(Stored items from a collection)
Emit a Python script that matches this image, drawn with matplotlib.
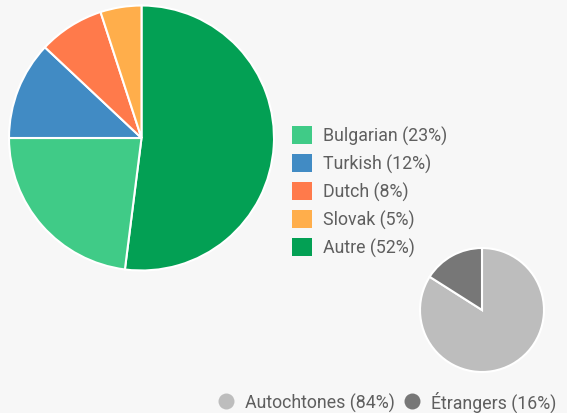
import matplotlib.pyplot as plt
from matplotlib.patches import Patch
from matplotlib.lines import Line2D

# origine des étrangers (%)
pays = ["Bulgarian", "Turkish", "Dutch", "Slovak", "Autre"]
parts = [23, 12, 8, 5, 52]
couleurs = ["#40cb87", "#418bc4", "#ff7a4b", "#ffae4b", "#03a054"]

# population autochtone / étrangère (%)
groupes = ["Autochtones", "Étrangers"]
parts_pop = [84, 16]
couleurs_pop = ["#bdbdbd", "#777777"]

fond = "#f7f7f7"
gris_texte = "#5f5f5f"
plt.rcParams["font.family"] = ["Roboto", "DejaVu Sans"]

W, H = 567, 414
fig = plt.figure(figsize=(W / 100, H / 100), dpi=100, facecolor=fond)
ax = fig.add_axes([0, 0, 1, 1])
ax.set_facecolor(fond)

# grand camembert : "Autre" part du haut, sens horaire
ordre = [4, 0, 1, 2, 3]
ax.pie([parts[i] for i in ordre], colors=[couleurs[i] for i in ordre],
       startangle=90, counterclock=False, center=(141.5, H - 139),
       radius=132.5, frame=True,
       wedgeprops=dict(edgecolor="white", linewidth=1.5))

# petit camembert
ax.pie(parts_pop, colors=couleurs_pop, startangle=90, counterclock=False,
       center=(482, H - 311), radius=62, frame=True,
       wedgeprops=dict(edgecolor="white", linewidth=1.5))

ax.set_xlim(0, W)
ax.set_ylim(0, H)
ax.set_aspect("equal")
ax.axis("off")

taille = 12.8

# légende du grand camembert
poignees = [Patch(facecolor=c, edgecolor="none") for c in couleurs]
labels = [f"{p} ({v}%)" for p, v in zip(pays, parts)]
leg1 = ax.legend(poignees, labels, loc="upper left",
                 bbox_to_anchor=(292 / W, 1 - 127 / H), bbox_transform=fig.transFigure,
                 frameon=False, borderpad=0, borderaxespad=0,
                 handlelength=1.12, handleheight=1.12, handletextpad=0.65,
                 labelspacing=0.5, prop=dict(size=taille), labelcolor=gris_texte)
ax.add_artist(leg1)

# légende du petit camembert
poignees2 = [Line2D([], [], linestyle="none", marker="o", markersize=11.5,
                    markerfacecolor=c, markeredgecolor="none") for c in couleurs_pop]
labels2 = [f"{g} ({v}%)" for g, v in zip(groupes, parts_pop)]
ax.legend(poignees2, labels2, loc="center left", ncol=2,
          bbox_to_anchor=(219 / W, 1 - 402 / H), bbox_transform=fig.transFigure,
          frameon=False, borderpad=0, borderaxespad=0,
          handlelength=0.8, handletextpad=0.67, columnspacing=0.55,
          prop=dict(size=taille), labelcolor=gris_texte)

fig.savefig("out.png", dpi=100, facecolor=fond)
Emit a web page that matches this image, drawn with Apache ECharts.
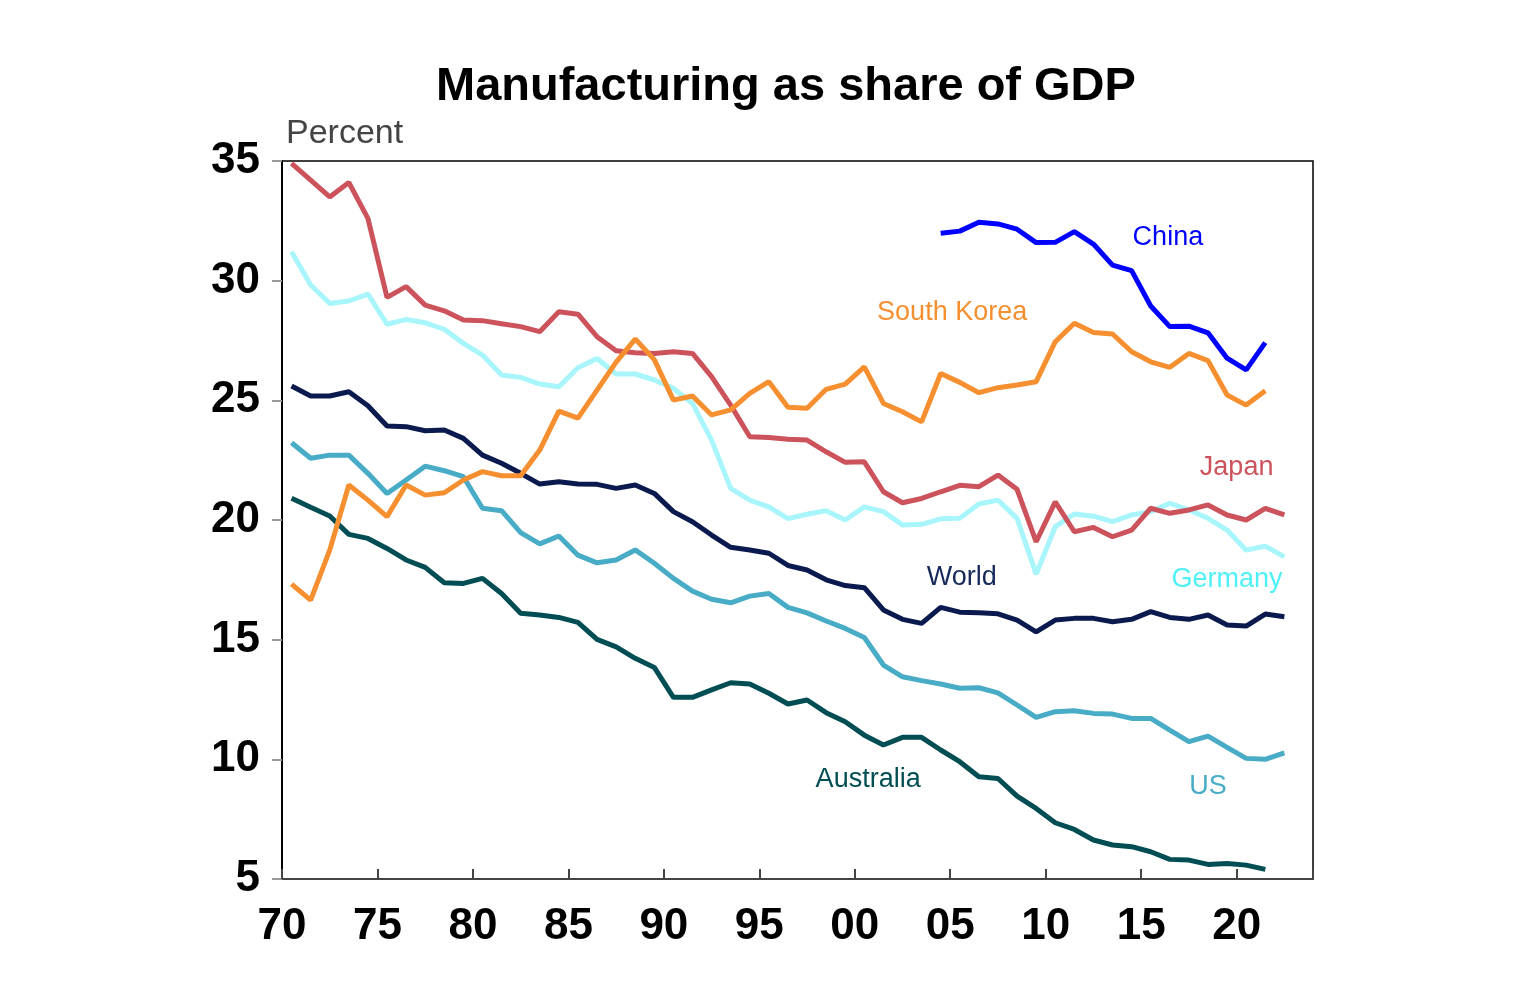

- [SHORT EXERCISE] Output the data above without changes, apart from leaving out the pictures.

- [OUTPUT BELOW]
Emit a Python script that matches this image, drawn with matplotlib.
import matplotlib.pyplot as plt
from matplotlib.patches import Patch
from matplotlib.lines import Line2D

# origine des étrangers (%)
pays = ["Bulgarian", "Turkish", "Dutch", "Slovak", "Autre"]
parts = [23, 12, 8, 5, 52]
couleurs = ["#40cb87", "#418bc4", "#ff7a4b", "#ffae4b", "#03a054"]

# population autochtone / étrangère (%)
groupes = ["Autochtones", "Étrangers"]
parts_pop = [84, 16]
couleurs_pop = ["#bdbdbd", "#777777"]

fond = "#f7f7f7"
gris_texte = "#5f5f5f"
plt.rcParams["font.family"] = ["Roboto", "DejaVu Sans"]

W, H = 567, 414
fig = plt.figure(figsize=(W / 100, H / 100), dpi=100, facecolor=fond)
ax = fig.add_axes([0, 0, 1, 1])
ax.set_facecolor(fond)

# grand camembert : "Autre" part du haut, sens horaire
ordre = [4, 0, 1, 2, 3]
ax.pie([parts[i] for i in ordre], colors=[couleurs[i] for i in ordre],
       startangle=90, counterclock=False, center=(141.5, H - 139),
       radius=132.5, frame=True,
       wedgeprops=dict(edgecolor="white", linewidth=1.5))

# petit camembert
ax.pie(parts_pop, colors=couleurs_pop, startangle=90, counterclock=False,
       center=(482, H - 311), radius=62, frame=True,
       wedgeprops=dict(edgecolor="white", linewidth=1.5))

ax.set_xlim(0, W)
ax.set_ylim(0, H)
ax.set_aspect("equal")
ax.axis("off")

taille = 12.8

# légende du grand camembert
poignees = [Patch(facecolor=c, edgecolor="none") for c in couleurs]
labels = [f"{p} ({v}%)" for p, v in zip(pays, parts)]
leg1 = ax.legend(poignees, labels, loc="upper left",
                 bbox_to_anchor=(292 / W, 1 - 127 / H), bbox_transform=fig.transFigure,
                 frameon=False, borderpad=0, borderaxespad=0,
                 handlelength=1.12, handleheight=1.12, handletextpad=0.65,
                 labelspacing=0.5, prop=dict(size=taille), labelcolor=gris_texte)
ax.add_artist(leg1)

# légende du petit camembert
poignees2 = [Line2D([], [], linestyle="none", marker="o", markersize=11.5,
                    markerfacecolor=c, markeredgecolor="none") for c in couleurs_pop]
labels2 = [f"{g} ({v}%)" for g, v in zip(groupes, parts_pop)]
ax.legend(poignees2, labels2, loc="center left", ncol=2,
          bbox_to_anchor=(219 / W, 1 - 402 / H), bbox_transform=fig.transFigure,
          frameon=False, borderpad=0, borderaxespad=0,
          handlelength=0.8, handletextpad=0.67, columnspacing=0.55,
          prop=dict(size=taille), labelcolor=gris_texte)

fig.savefig("out.png", dpi=100, facecolor=fond)
Emit a web page that matches this image, drawn with Apache ECharts.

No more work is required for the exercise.